Como há a expectativa entre analistas de que os juros não vão cair muito mais, até os fundos de renda fixa, prefixados, que levam vantagem em caso de uma queda mais acentuada da Selic, começaram a perder aplicações. Em junho, R$1,847 bilhão deixou esses fundos, segundo a Associação Nacional dos Bancos de Investimento (Anbid). No ano, essas carteiras ainda registram captação positiva de R$7,235 bilhões.

- Apesar da negação do governo, o resultado já mostra claramente o início da migração da renda fixa para a poupança, principalmente de valores até R$60 mil. Acima disso, ainda é mais vantajoso permanecer nos fundos - diz o diretor da Associação Nacional dos Executivos de Finanças (Anefac), Roberto Vertamatti.

Além de não pagar taxa de administração, a caderneta é isenta de Imposto de Renda (IR). Com os recentes cortes nos juros básicos, a remuneração de muitos fundos acaba sendo menor do que o ganho garantido na poupança, de 0,5% mais Taxa Referencial (TR) ao ano. Mas alguns analistas acreditam que ainda é cedo para afirmar que está havendo uma migração.

- Agora que as pessoas vão receber os extratos de seus fundos e começar a comparar - diz o administrador de investimentos Fabio Colombo, que cita o fato de os fundos terem rentabilidade diária como vantagem.

Bancos reduzem taxa de administração

O estrategista de investimentos pessoais do Santander Real, Aquiles Mosca, diz que não notou recentemente uma migração diferente da que já vem ocorrendo nos últimos oito meses: de cerca de R$12 milhões ao mês para a poupança. Mas, como medida preventiva, a instituição reduziu a partir deste mês a aplicação mínima de 14 fundos DI e de renda fixa que cobram taxa de administração mais baixa, em alguns casos de R$100 mil para R$30 mil, de R$50 mil para R$10 mil e de R$10 mil para mil reais.

Recentemente, Bradesco, Itaú e HSBC anunciaram medidas semelhantes. E Banco do Brasil e Caixa reduziram suas taxas de administração em fundos DI e de renda fixa. De acordo com cálculos do matemático José Dutra Sobrinho, com a atual Selic, os fundos DI e de renda fixa que cobram taxas superiores a 1,5% ao ano já entregam ao investidor um ganho menor do que o da tradicional caderneta de poupança.

Em maio, de olho no risco de migração de recursos da caderneta para os fundos, o Ministério da Fazenda anunciou duas frentes de atuação.
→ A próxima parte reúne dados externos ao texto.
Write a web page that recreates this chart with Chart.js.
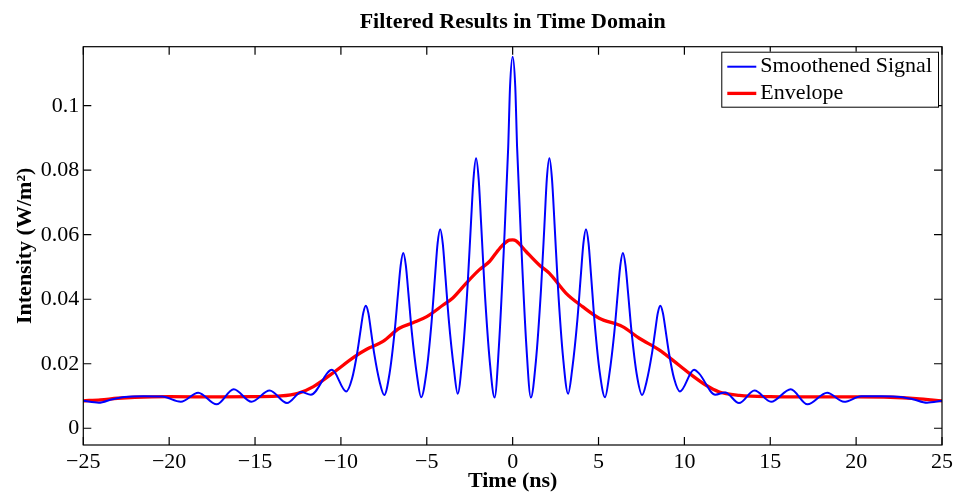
<!DOCTYPE html>
<html>
<head>
<meta charset="utf-8">
<script src="https://cdn.jsdelivr.net/npm/chart.js@4/dist/chart.umd.min.js"></script>
<style>
html,body{margin:0;padding:0;background:#fff;}
#wrap{width:957px;height:493px;}
</style>
</head>
<body>
<div id="wrap"><canvas id="c" width="957" height="493"></canvas></div>
<script>
// ---- data ----
const chartTitle = 'Filtered Results in Time Domain';
const xAxisTitle = 'Time (ns)';
const yAxisTitle = 'Intensity (W/m²)';
const seriesNames = ['Smoothened Signal', 'Envelope'];
const xTickValues = [-25, -20, -15, -10, -5, 0, 5, 10, 15, 20, 25];
const yTickValues = [0, 0.02, 0.04, 0.06, 0.08, 0.1];
const yTickLabels = ['0', '0.02', '0.04', '0.06', '0.08', '0.1'];

const signalTime = [
  -25, -24.1, -23.3, -22.6, -21.5, -20.4, -19.32, -18.31, -17.24, -16.24, -15.21, -14.15, -13.14, -12.3, -11.75, -10.52, -9.69,
  -9.35, -9.05, -8.85, -8.7, -8.55, -8.4, -8.25, -8.05, -7.75, -7.48,
  -7.17, -6.87, -6.67, -6.52, -6.37, -6.22, -6.07, -5.87, -5.57, -5.33,
  -5.02, -4.72, -4.52, -4.37, -4.22, -4.07, -3.92, -3.72, -3.42, -3.2,
  -2.93, -2.63, -2.43, -2.28, -2.13, -1.98, -1.83, -1.63, -1.33, -1.05,
  -0.8, -0.5, -0.26, -0.15, 0, 0.15, 0.26, 0.5, 0.8, 1.06,
  1.35, 1.65, 1.85, 1.99, 2.14, 2.29, 2.44, 2.64, 2.94, 3.23,
  3.47, 3.77, 3.97, 4.12, 4.27, 4.42, 4.57, 4.77, 5.07, 5.38,
  5.62, 5.92, 6.12, 6.27, 6.42, 6.57, 6.72, 6.92, 7.22, 7.54,
  7.8, 8.1, 8.3, 8.45, 8.6, 8.75, 8.9, 9.1, 9.4, 9.74,
  10.56, 10.85, 11.8, 12.38, 13.18, 14.08, 15.05, 16.19, 17.17, 18.31, 19.3, 20.3, 21.5, 22.6, 23.3, 24.13, 25
];
const signalValue = [
  0.0085, 0.0079, 0.0090, 0.0097, 0.0099, 0.0098, 0.0082, 0.0110, 0.0074, 0.0121, 0.0082, 0.0117, 0.0078, 0.0112, 0.0104, 0.0181, 0.0114,
  0.0154, 0.0234, 0.0306, 0.0357, 0.0380, 0.0357, 0.0302, 0.0228, 0.0145, 0.0103,
  0.0169, 0.0301, 0.0420, 0.0505, 0.0543, 0.0505, 0.0418, 0.0297, 0.0163, 0.0096,
  0.0174, 0.0330, 0.0471, 0.0573, 0.0617, 0.0573, 0.0474, 0.0337, 0.0184, 0.0107,
  0.0217, 0.0436, 0.0633, 0.0773, 0.0837, 0.0773, 0.0629, 0.0429, 0.0206, 0.0095,
  0.0254, 0.0571, 0.0870, 0.1061, 0.1152, 0.1061, 0.0870, 0.0571, 0.0254, 0.0095,
  0.0206, 0.0429, 0.0629, 0.0773, 0.0837, 0.0773, 0.0633, 0.0436, 0.0217, 0.0107,
  0.0184, 0.0337, 0.0474, 0.0573, 0.0617, 0.0573, 0.0471, 0.0330, 0.0174, 0.0096,
  0.0163, 0.0297, 0.0418, 0.0505, 0.0543, 0.0505, 0.0420, 0.0301, 0.0169, 0.0103,
  0.0145, 0.0228, 0.0302, 0.0357, 0.0380, 0.0357, 0.0306, 0.0234, 0.0154, 0.0114,
  0.0181, 0.0170, 0.0104, 0.0111, 0.0078, 0.0117, 0.0082, 0.0121, 0.0074, 0.0110, 0.0082, 0.0099, 0.0099, 0.0097, 0.0090, 0.0079, 0.0085
];

const envelopeTime = [
  -25, -24, -23, -22, -20, -17, -15, -13.5, -12.5, -11.6, -10.5, -9.2, -8.5, -7.55, -6.6, -5.8, -5.0, -4.05, -3.5, -2.7, -1.95, -1.35, -0.75, -0.2,
  0, 0.2, 0.78, 1.55, 2.13, 3.1, 4.07, 5.04, 6.4, 7.37, 8.53, 9.3, 10.27, 11.24, 12.0, 13.2, 15, 18, 20, 22, 23.5, 25
];
const envelopeValue = [
  0.0085, 0.0088, 0.0093, 0.0096, 0.0098, 0.0097, 0.0098, 0.0100, 0.0108, 0.0129, 0.0170, 0.0222, 0.0245, 0.0269, 0.0310, 0.0327, 0.0346, 0.0382, 0.0403, 0.0450, 0.0491, 0.0517, 0.0558, 0.0583,
  0.0584, 0.0581, 0.0548, 0.0506, 0.0481, 0.0419, 0.0377, 0.0341, 0.0315, 0.0279, 0.0243, 0.0212, 0.0171, 0.0134, 0.0113, 0.0102, 0.0098, 0.0097, 0.0097, 0.0096, 0.0092, 0.0085
];

// ---- chart ----
const FONT = "'Liberation Serif', 'Times New Roman', serif";
const toPoints = (xs, ys) => xs.map((x, i) => ({x: x, y: ys[i]}));

const framePlugin = {
  id: 'frame',
  afterDraw(chart) {
    const {ctx, chartArea: a, scales: {x, y}} = chart;
    ctx.save();
    // title centred over the axes
    ctx.fillStyle = '#000';
    ctx.font = 'bold 22px ' + FONT;
    ctx.textAlign = 'center';
    ctx.textBaseline = 'middle';
    ctx.fillText(chartTitle, (a.left + a.right) / 2, 22.5);

    ctx.strokeStyle = '#000';
    ctx.lineWidth = 1.2;
    ctx.strokeRect(a.left, a.top, a.right - a.left, a.bottom - a.top);
    const L = 8;
    ctx.beginPath();
    x.ticks.forEach(t => {
      const px = x.getPixelForValue(t.value);
      ctx.moveTo(px, a.bottom); ctx.lineTo(px, a.bottom - L);
      ctx.moveTo(px, a.top); ctx.lineTo(px, a.top + L);
    });
    y.ticks.forEach(t => {
      const py = y.getPixelForValue(t.value);
      ctx.moveTo(a.left, py); ctx.lineTo(a.left + L, py);
      ctx.moveTo(a.right, py); ctx.lineTo(a.right - L, py);
    });
    ctx.stroke();

    // legend box
    ctx.font = '22px ' + FONT;
    const ds = chart.data.datasets;
    let tw = 0;
    ds.forEach(d => { tw = Math.max(tw, ctx.measureText(d.label).width); });
    const w = 39 + tw + 6, h = 55;
    const bx = a.right - 4 - w, by = a.top + 5;
    ctx.fillStyle = '#fff';
    ctx.fillRect(bx, by, w, h);
    ctx.lineWidth = 1;
    ctx.strokeStyle = '#000';
    ctx.strokeRect(bx + 0.5, by + 0.5, w, h);
    ds.forEach((d, i) => {
      const cy = by + 15 + i * 26.7;
      ctx.beginPath();
      ctx.strokeStyle = d.borderColor;
      ctx.lineWidth = d.borderWidth;
      ctx.moveTo(bx + 6, cy); ctx.lineTo(bx + 35, cy);
      ctx.stroke();
      ctx.fillStyle = '#000';
      ctx.textBaseline = 'middle';
      ctx.textAlign = 'left';
      ctx.fillText(d.label, bx + 39, cy);
    });
    ctx.restore();
  }
};

new Chart(document.getElementById('c'), {
  type: 'line',
  data: {
    datasets: [
      {label: seriesNames[0], data: toPoints(signalTime, signalValue), borderColor: '#0000ff', borderWidth: 2, pointRadius: 0, cubicInterpolationMode: 'monotone', fill: false},
      {label: seriesNames[1], data: toPoints(envelopeTime, envelopeValue), borderColor: '#ff0000', borderWidth: 3.3, pointRadius: 0, cubicInterpolationMode: 'monotone', fill: false}
    ]
  },
  options: {
    responsive: false,
    animation: false,
    devicePixelRatio: 1,
    layout: {padding: {left: 0, right: 13.7, top: 46.7, bottom: 0}},
    plugins: {
      legend: {display: false},
      tooltip: {enabled: false},
      title: {display: false}
    },
    scales: {
      x: {
        type: 'linear', min: -25, max: 25,
        afterBuildTicks: s => { s.ticks = xTickValues.map(v => ({value: v})); },
        afterFit: s => { s.height = 48; },
        grid: {display: false, drawTicks: false},
        border: {display: false},
        ticks: {
          color: '#000', font: {family: FONT, size: 22}, padding: 4, maxRotation: 0, autoSkip: false,
          callback: v => String(v).replace('-', '\u2212')
        },
        title: {display: true, text: xAxisTitle, color: '#000', font: {family: FONT, size: 22, weight: 'bold', lineHeight: 1.0}, padding: {top: 0, bottom: 1}}
      },
      y: {
        type: 'linear', min: -0.0052, max: 0.1183,
        afterBuildTicks: s => { s.ticks = yTickValues.map(v => ({value: v})); },
        afterFit: s => { s.width = 83.3; },
        grid: {display: false, drawTicks: false},
        border: {display: false},
        ticks: {
          color: '#000', font: {family: FONT, size: 22}, padding: 4, autoSkip: false,
          callback: (v) => yTickLabels[yTickValues.indexOf(v)] ?? ''
        },
        title: {display: true, text: yAxisTitle, color: '#000', font: {family: FONT, size: 22, weight: 'bold', lineHeight: 1.0}, padding: {top: 14, bottom: 0}}
      }
    }
  },
  plugins: [framePlugin]
});
</script>
</body>
</html>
De um lado, estabeleceu uma intrincada fórmula de tributação, a partir de 2010, de parte dos depósitos na caderneta que excederem os R$50 mil. De outro, adiantou que poderia reduzir a tributação sobre fundos de investimento.

Mas, apesar do forte aumento dos depósitos da poupança nos últimos 60 dias, o governo entende que o movimento ainda não é significativo. Avalia-se que ainda não é necessário fazer mudanças na tributação dos fundos de investimento. Segundo um assessor do ministro da Fazenda, Guido Mantega, enquanto os fundos têm mais de R$500 bilhões em depósitos, a poupança tem cerca de R$200 bilhões.

- Os depósitos líquidos na poupança nos dois últimos meses somam R$3,15 bilhões. Isso equivale a cerca de 0,6% do total existente nos fundos. Não é relevante - disse o técnico.

Em junho, os fundos DI e renda fixa acumularam, em média, rentabilidade de 0,79%, segundo a Anbid. No ano, os fundos DI rendem 5,47%, em média, e os de renda fixa, 5,64%, enquanto a caderneta acumula ganho de 3,58%.